Chapter 7. Extracting text with Tika
This chapter covers
- Understanding Tika’s logical design
- Using Tika’s built-in tool and APIs for text extraction
- Parsing XML
- Handling known Tika limitations
One of the more mundane yet vital steps when building a search application is extracting text from the documents you need to index. You might be lucky to have an application whose content is already in textual format or whose documents are always the same format, such as XML files or regular rows in a database. If you’re unlucky, you must instead accept the surprisingly wide plethora of document formats that are popular today, such as Outlook, Word, Excel, PowerPoint, Visio, Flash, PDF, Open Office, Rich Text Format (RTF), and even archive file formats like TAR, ZIP, and BZIP2. Seemingly textual formats, like XML or HTML, present challenges because you must take care not to accidentally include any tags or JavaScript sources.

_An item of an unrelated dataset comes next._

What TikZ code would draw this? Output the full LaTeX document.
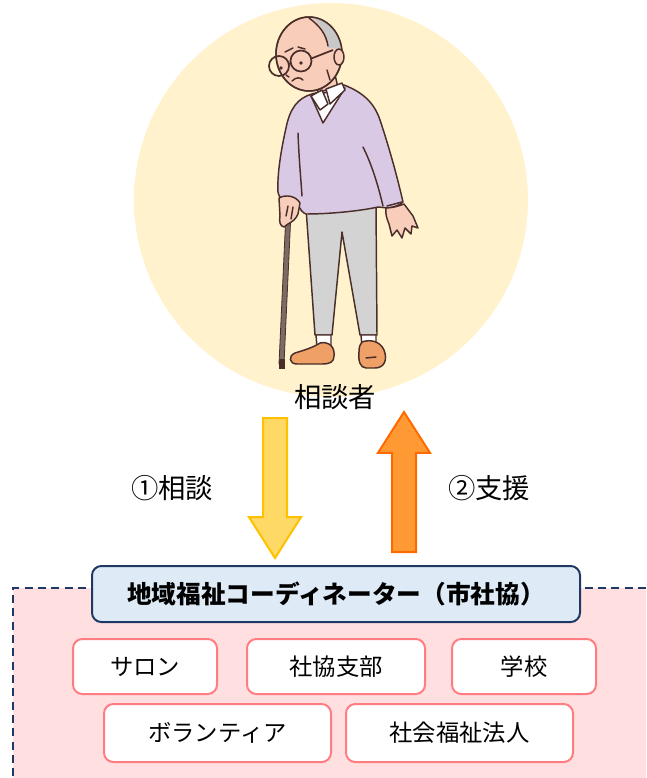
\documentclass[tikz,border=0pt]{standalone}
\usepackage{fontspec}
\newfontfamily\jp{Noto Sans CJK JP}
\usetikzlibrary{shapes.arrows,positioning}

\definecolor{glowyellow}{HTML}{FFF2CC}
\definecolor{navy}{HTML}{1F3864}
\definecolor{coordblue}{HTML}{DEEBF7}
\definecolor{salmon}{HTML}{FF7C80}
\definecolor{pinkbg}{HTML}{FFDFE0}
\definecolor{arrowyellow}{HTML}{FFD966}
\definecolor{arrowyellowline}{HTML}{FFC000}
\definecolor{arroworange}{HTML}{FF9933}
\definecolor{arroworangeline}{HTML}{FF6A00}
\definecolor{inkbrown}{HTML}{4A2E2A}
\definecolor{skin}{HTML}{F8CDB9}
\definecolor{hairgray}{HTML}{C8C8C8}
\definecolor{sweater}{HTML}{D9C9E4}
\definecolor{pantsgray}{HTML}{D3D3D3}
\definecolor{shoeorange}{HTML}{EFA066}
\definecolor{canegray}{HTML}{7A6B64}

\pgfdeclareradialshading{glow}{\pgfpoint{0bp}{0bp}}{color(0bp)=(glowyellow);color(47bp)=(glowyellow);color(50bp)=(white)}

\begin{document}
\begin{tikzpicture}[x=0.75pt,y=-0.75pt,
  every node/.style={font=\jp},
  steplabel/.style={font=\jp\fontsize{20.5}{24}\selectfont},
  coordbox/.style={draw=navy, fill=coordblue, line width=1.5pt, rounded corners=7pt, minimum width=366pt, minimum height=42pt, font=\jp\bfseries\fontsize{18.5}{21}\selectfont},
  memberbox/.style={draw=salmon, fill=white, line width=1.5pt, rounded corners=7pt, minimum height=41.25pt, font=\jp\fontsize{17.5}{20}\selectfont},
  blockarrow/.style={single arrow, inner xsep=0pt, inner ysep=8.25pt, single arrow head extend=10.5pt, single arrow tip angle=65, minimum height=105pt, line width=1.5pt, anchor=tail},
  askarrow/.style={blockarrow, draw=arrowyellowline, fill=arrowyellow, rotate=-90},
  helparrow/.style={blockarrow, draw=arroworangeline, fill=arroworange, rotate=90},
  outline/.style={draw=inkbrown, line width=1.1pt, line join=round, line cap=round}
]
\useasboundingbox (0,0) rectangle (646,778);

% soft circle behind the client
\shade[shading=glow] (331,200) circle (197);

% cane
\filldraw[fill=canegray, draw=inkbrown, line width=0.6pt] (286,212) -- (291,212) -- (284,364) -- (279,364) -- cycle;
\fill[inkbrown] (278.5,359) rectangle (284.5,369);

% trousers, socks and shoes
\filldraw[fill=pantsgray, outline] (306,208) -- (315,335) -- (332,335) -- (342,232) -- (360,335) -- (377,335) -- (376,206) -- cycle;
\filldraw[fill=white, outline] (316,335) -- (317,347) -- (331,347) -- (331,335) -- cycle;
\filldraw[fill=white, outline] (361,335) -- (362,346) -- (376,346) -- (376,335) -- cycle;
\filldraw[fill=shoeorange, outline] (320,343) .. controls (330,341) and (335,348) .. (334,356)
  .. controls (334,362) and (330,364) .. (322,364) -- (297,364)
  .. controls (289,364) and (288,356) .. (295,353)
  .. controls (305,350) and (314,347) .. (320,343) -- cycle;
\filldraw[fill=shoeorange, outline] (362,342) .. controls (370,339) and (380,341) .. (384,350)
  .. controls (388,360) and (384,368) .. (375,368) -- (366,368)
  .. controls (360,368) and (358,360) .. (359,352)
  .. controls (359,347) and (360,344) .. (362,342) -- cycle;
\draw[outline] (366,358) -- (376,357);

% neck
\filldraw[fill=skin, outline] (317,74) -- (334,70) -- (338,88) -- (318,97) -- cycle;

% sweater
\filldraw[fill=sweater, outline] (312,94) .. controls (298,98) and (290,108) .. (286,128)
  .. controls (281,150) and (277,175) .. (278,192)
  .. controls (279,200) and (288,204) .. (298,204)
  .. controls (300,210) and (303,213) .. (306,214)
  .. controls (330,214) and (360,211) .. (378,207)
  -- (388,208)
  .. controls (395,207) and (400,205) .. (403,202)
  .. controls (398,180) and (390,150) .. (380,120)
  .. controls (374,102) and (362,92) .. (344,85) -- cycle;
\draw[outline] (298,133) .. controls (299,160) and (301,180) .. (302,196);
\draw[outline] (363,147) .. controls (372,165) and (378,185) .. (383,206);
\draw[outline] (387,206) -- (402,202);

% shirt collar
\filldraw[fill=white, outline] (311,96) -- (323,123) -- (345,88) -- cycle;
\filldraw[fill=white, outline] (311,96) -- (322,90) -- (328,104) -- (320,110) -- cycle;
\filldraw[fill=white, outline] (326,89) -- (342,83) -- (345,90) -- (330,104) -- cycle;

% hands
\filldraw[fill=skin, outline] (279,198) .. controls (286,194) and (296,196) .. (300,203)
  -- (298,214) .. controls (296,219) and (292,222) .. (288,224)
  -- (284,227) .. controls (280,226) and (279,222) .. (280,216) -- cycle;
\draw[outline] (288,206) -- (286,216);
\draw[outline] (293,207) -- (291,219);
\filldraw[fill=skin, outline] (386,208) .. controls (392,208) and (399,206) .. (404,204)
  -- (413,216) -- (418,228) -- (412,226) -- (411,234) -- (405,228) -- (402,238)
  -- (397,230) -- (392,236) -- (389,224) .. controls (387,219) and (385,214) .. (386,208) -- cycle;

% head
\filldraw[fill=skin, outline] (309,54) ellipse [x radius=33, y radius=37];
\begin{scope}
  \clip (309,54) ellipse [x radius=33, y radius=37];
  \fill[hairgray] (302,10) .. controls (318,20) and (326,30) .. (328,48) -- (355,50) -- (355,10) -- cycle;
\end{scope}
\draw[outline] (309,54) ellipse [x radius=33, y radius=37];
\draw[outline] (309,18) .. controls (320,26) and (326,34) .. (328,46);
\filldraw[fill=skin, outline] (339,57) ellipse [x radius=5, y radius=8];
\draw[outline] (327,70) -- (330,80);

% face
\draw[inkbrown, line width=1.3pt] (279,66) circle (10) (301,61) circle (10.5);
\draw[inkbrown, line width=1.3pt] (289,64) -- (290.5,63.5) (311.3,58.5) -- (333,50);
\fill[inkbrown] (281,68) circle (1.8) (301,63) circle (1.8);
\draw[outline] (285,52) -- (293,48) (298,47) -- (305,49);
\draw[outline] (292,81) .. controls (296,77) and (300,77) .. (303,80);
\draw[outline] (286,75) -- (289,77);

\node[steplabel] (client) at (335,397) {相談者};

% consultation and support
\node[askarrow] (ask) at (275,417) {};
\node[helparrow] (help) at (404,553) {};
\node[steplabel] (asklabel) at (172,488) {①相談};
\node[steplabel] (helplabel) at (489,488) {②支援};

% local network
\fill[pinkbg] (13,588) rectangle (646,778);
\draw[navy, line width=1.5pt, dash pattern=on 6pt off 4pt] (646,588) -- (13,588) -- (13,778);

\node[coordbox] (coord) at (336,594) {地域福祉コーディネーター（市社協）};
\node[memberbox, minimum width=133.5pt, below=11.25pt of coord] (branch) {社協支部};
\node[memberbox, minimum width=108pt, left=21pt of branch] (salon) {サロン};
\node[memberbox, minimum width=108pt, right=18.75pt of branch] (school) {学校};
\node[memberbox, minimum width=170.25pt, minimum height=43.5pt, below=6pt of salon.south west, anchor=north west, xshift=23.25pt] (volunteer) {ボランティア};
\node[memberbox, minimum width=170.25pt, minimum height=43.5pt, right=9.75pt of volunteer] (corporation) {社会福祉法人};

\end{tikzpicture}
\end{document}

The plain text format might seem simplest of all, yet determining its character set may not be easy.
In the past it was necessary to “go it alone”: track down your own document filters, one by one, and interact with their unique and interesting APIs in order to extract the text you need. You’d also need to detect the document type and character encoding yourself. Fortunately, there’s now an open source framework called Tika, under the Apache Lucene top-level project, that handles most of this work for you.